▶ [Set task]: Select the lines that hold the word "source" and copy each one.

▶ [Data extract]:
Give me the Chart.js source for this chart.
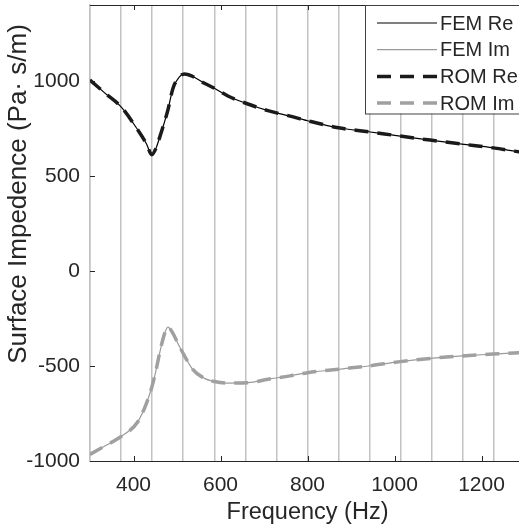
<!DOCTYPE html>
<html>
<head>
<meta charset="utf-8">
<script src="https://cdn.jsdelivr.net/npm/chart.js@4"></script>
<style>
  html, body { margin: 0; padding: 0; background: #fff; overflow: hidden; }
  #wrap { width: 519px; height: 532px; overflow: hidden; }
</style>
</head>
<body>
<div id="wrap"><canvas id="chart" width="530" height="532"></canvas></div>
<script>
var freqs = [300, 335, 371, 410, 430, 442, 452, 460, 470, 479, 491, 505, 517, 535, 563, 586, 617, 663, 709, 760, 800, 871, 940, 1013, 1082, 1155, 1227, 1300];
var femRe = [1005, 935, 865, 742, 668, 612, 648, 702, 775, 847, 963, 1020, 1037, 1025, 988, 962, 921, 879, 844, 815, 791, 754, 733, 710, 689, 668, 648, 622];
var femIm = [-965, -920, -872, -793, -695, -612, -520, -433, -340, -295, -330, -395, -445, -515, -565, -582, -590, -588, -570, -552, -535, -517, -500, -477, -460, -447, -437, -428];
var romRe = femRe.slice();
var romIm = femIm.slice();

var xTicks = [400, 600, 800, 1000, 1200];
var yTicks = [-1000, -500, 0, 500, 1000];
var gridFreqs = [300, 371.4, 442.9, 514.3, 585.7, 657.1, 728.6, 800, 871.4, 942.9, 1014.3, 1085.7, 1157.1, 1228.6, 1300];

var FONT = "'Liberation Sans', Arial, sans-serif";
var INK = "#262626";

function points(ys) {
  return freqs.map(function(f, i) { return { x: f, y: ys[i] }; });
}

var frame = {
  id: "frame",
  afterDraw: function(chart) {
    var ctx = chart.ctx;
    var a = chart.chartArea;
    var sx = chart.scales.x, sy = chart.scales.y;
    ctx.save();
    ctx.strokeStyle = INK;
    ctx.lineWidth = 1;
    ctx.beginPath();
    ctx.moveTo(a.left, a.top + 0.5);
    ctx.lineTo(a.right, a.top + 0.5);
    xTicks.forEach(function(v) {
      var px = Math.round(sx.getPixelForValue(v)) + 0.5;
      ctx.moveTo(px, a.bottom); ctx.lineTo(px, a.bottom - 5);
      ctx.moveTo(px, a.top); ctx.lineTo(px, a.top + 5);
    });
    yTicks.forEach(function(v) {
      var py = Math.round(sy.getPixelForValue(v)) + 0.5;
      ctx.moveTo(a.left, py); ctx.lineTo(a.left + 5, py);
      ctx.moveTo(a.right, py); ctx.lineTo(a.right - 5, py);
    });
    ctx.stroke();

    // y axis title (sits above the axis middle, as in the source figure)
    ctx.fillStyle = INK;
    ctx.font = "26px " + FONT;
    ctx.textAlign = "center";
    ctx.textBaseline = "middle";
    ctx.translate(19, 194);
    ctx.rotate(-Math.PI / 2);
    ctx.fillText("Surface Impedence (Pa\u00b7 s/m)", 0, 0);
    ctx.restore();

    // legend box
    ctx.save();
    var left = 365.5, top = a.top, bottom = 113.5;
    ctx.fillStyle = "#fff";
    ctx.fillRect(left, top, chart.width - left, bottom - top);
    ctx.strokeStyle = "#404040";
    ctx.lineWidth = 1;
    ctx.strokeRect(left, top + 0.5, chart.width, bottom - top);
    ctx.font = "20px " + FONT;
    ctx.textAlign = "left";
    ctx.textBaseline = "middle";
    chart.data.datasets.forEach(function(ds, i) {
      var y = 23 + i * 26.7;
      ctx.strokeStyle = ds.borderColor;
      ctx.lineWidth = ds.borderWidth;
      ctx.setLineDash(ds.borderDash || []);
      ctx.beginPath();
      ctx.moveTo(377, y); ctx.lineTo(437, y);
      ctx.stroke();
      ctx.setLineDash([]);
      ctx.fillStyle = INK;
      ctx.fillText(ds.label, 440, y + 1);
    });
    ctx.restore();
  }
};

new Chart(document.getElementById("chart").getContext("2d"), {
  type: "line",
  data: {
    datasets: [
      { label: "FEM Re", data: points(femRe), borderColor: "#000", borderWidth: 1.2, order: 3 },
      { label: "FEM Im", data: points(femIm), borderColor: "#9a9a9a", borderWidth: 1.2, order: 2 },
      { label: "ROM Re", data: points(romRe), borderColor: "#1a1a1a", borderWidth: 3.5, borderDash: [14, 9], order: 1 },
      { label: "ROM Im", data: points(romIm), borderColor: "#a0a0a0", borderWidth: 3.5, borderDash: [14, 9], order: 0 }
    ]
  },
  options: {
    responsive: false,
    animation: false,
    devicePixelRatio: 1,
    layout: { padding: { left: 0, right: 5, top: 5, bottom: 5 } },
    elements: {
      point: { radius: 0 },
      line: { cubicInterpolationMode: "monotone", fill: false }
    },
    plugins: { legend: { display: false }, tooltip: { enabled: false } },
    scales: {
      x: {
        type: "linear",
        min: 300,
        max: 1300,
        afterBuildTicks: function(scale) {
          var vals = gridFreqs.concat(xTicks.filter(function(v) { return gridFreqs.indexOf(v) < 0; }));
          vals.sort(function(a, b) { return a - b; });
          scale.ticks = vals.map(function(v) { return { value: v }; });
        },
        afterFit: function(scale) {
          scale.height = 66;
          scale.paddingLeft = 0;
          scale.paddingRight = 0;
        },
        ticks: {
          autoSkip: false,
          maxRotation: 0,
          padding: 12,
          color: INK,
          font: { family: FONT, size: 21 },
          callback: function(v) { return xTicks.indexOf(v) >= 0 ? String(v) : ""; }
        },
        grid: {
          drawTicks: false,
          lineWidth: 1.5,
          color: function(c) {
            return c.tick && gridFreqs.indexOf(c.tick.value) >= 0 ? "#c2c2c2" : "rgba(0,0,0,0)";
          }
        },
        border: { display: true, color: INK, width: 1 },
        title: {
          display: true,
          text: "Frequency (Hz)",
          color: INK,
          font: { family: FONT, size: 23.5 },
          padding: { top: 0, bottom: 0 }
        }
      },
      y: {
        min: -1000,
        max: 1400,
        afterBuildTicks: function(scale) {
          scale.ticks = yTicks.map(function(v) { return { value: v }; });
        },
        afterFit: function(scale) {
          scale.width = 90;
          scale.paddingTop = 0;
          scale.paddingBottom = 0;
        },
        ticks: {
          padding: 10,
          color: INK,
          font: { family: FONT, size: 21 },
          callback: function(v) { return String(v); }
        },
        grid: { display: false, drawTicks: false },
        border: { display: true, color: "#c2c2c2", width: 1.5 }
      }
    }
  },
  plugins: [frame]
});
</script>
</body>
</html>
...
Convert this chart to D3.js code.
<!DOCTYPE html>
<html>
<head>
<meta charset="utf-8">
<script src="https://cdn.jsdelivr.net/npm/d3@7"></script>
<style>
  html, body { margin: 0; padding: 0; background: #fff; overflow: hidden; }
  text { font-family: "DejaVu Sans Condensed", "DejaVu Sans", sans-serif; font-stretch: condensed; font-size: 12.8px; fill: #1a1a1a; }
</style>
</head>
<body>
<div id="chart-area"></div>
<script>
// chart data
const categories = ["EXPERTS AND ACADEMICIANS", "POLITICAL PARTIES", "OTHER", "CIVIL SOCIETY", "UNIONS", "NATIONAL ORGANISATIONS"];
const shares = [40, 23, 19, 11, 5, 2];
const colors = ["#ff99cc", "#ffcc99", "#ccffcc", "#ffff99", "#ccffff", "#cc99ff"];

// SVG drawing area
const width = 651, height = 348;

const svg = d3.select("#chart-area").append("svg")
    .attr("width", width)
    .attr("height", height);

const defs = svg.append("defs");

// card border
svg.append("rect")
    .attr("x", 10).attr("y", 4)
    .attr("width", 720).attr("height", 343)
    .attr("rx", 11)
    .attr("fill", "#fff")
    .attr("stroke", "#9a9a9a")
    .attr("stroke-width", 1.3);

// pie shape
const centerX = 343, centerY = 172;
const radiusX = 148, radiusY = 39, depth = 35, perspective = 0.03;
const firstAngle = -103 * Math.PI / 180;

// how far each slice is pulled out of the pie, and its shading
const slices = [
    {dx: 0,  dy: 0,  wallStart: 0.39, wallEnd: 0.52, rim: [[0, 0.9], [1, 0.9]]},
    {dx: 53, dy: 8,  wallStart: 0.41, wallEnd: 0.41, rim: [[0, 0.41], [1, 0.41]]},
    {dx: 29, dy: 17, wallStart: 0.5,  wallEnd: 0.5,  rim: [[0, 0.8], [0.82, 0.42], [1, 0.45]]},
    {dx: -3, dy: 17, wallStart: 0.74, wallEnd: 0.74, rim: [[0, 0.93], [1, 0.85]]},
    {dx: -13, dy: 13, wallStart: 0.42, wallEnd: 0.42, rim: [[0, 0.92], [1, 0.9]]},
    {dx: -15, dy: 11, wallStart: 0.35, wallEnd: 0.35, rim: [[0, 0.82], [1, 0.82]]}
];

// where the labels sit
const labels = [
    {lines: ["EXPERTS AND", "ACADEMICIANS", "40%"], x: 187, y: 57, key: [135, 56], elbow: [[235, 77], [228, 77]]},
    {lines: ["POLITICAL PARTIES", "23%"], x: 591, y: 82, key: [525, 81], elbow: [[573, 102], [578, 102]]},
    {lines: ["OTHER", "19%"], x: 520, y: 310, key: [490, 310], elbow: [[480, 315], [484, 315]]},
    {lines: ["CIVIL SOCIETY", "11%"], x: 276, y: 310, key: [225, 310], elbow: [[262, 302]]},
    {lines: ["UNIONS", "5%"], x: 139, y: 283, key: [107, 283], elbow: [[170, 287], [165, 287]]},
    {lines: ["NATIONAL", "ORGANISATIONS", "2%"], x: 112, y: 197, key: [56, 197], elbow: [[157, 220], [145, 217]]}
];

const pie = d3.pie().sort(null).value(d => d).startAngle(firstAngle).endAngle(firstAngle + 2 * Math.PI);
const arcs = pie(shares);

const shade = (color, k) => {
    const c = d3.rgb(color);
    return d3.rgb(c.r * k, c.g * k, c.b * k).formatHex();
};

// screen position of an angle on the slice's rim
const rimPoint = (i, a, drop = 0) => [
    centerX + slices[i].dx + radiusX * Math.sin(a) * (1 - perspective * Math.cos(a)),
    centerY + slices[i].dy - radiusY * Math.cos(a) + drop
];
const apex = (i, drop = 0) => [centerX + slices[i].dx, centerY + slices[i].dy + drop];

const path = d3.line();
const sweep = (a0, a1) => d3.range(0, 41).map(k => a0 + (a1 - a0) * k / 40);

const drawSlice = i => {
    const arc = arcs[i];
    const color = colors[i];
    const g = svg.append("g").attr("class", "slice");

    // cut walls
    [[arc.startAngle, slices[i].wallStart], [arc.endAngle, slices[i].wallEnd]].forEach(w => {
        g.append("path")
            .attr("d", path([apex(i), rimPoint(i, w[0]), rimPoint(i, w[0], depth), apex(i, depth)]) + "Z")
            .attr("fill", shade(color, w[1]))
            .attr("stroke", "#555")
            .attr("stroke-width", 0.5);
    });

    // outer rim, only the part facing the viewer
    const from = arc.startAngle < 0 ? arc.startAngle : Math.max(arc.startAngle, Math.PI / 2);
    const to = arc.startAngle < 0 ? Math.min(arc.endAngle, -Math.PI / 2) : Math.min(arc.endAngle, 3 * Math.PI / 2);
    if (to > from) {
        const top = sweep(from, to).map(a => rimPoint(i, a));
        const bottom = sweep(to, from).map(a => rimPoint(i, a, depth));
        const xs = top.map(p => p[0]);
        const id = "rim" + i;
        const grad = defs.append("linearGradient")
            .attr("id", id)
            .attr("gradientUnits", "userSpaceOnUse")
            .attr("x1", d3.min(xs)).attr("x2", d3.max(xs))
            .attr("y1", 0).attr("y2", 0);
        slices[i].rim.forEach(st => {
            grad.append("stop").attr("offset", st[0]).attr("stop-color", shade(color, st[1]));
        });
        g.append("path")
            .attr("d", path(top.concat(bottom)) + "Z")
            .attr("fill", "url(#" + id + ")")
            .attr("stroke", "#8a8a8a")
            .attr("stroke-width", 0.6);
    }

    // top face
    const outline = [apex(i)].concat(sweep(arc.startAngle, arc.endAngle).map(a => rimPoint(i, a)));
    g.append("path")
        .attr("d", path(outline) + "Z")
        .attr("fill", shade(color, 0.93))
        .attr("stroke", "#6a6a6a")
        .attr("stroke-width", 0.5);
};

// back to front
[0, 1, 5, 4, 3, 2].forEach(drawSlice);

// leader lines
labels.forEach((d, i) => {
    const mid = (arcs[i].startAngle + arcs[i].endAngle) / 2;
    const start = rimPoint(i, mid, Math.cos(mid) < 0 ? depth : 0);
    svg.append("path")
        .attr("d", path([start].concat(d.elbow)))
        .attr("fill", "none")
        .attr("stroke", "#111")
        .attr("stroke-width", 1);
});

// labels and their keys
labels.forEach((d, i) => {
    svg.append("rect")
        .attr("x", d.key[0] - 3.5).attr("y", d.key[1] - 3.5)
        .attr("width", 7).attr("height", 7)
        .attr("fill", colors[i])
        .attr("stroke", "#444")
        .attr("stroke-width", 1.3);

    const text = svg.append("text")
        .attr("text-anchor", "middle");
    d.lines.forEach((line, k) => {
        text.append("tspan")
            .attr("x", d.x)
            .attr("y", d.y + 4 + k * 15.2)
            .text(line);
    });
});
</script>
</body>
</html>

▶ [Solution]:
Give me the Chart.js source for this chart.
    // y axis title (sits above the axis middle, as in the source figure)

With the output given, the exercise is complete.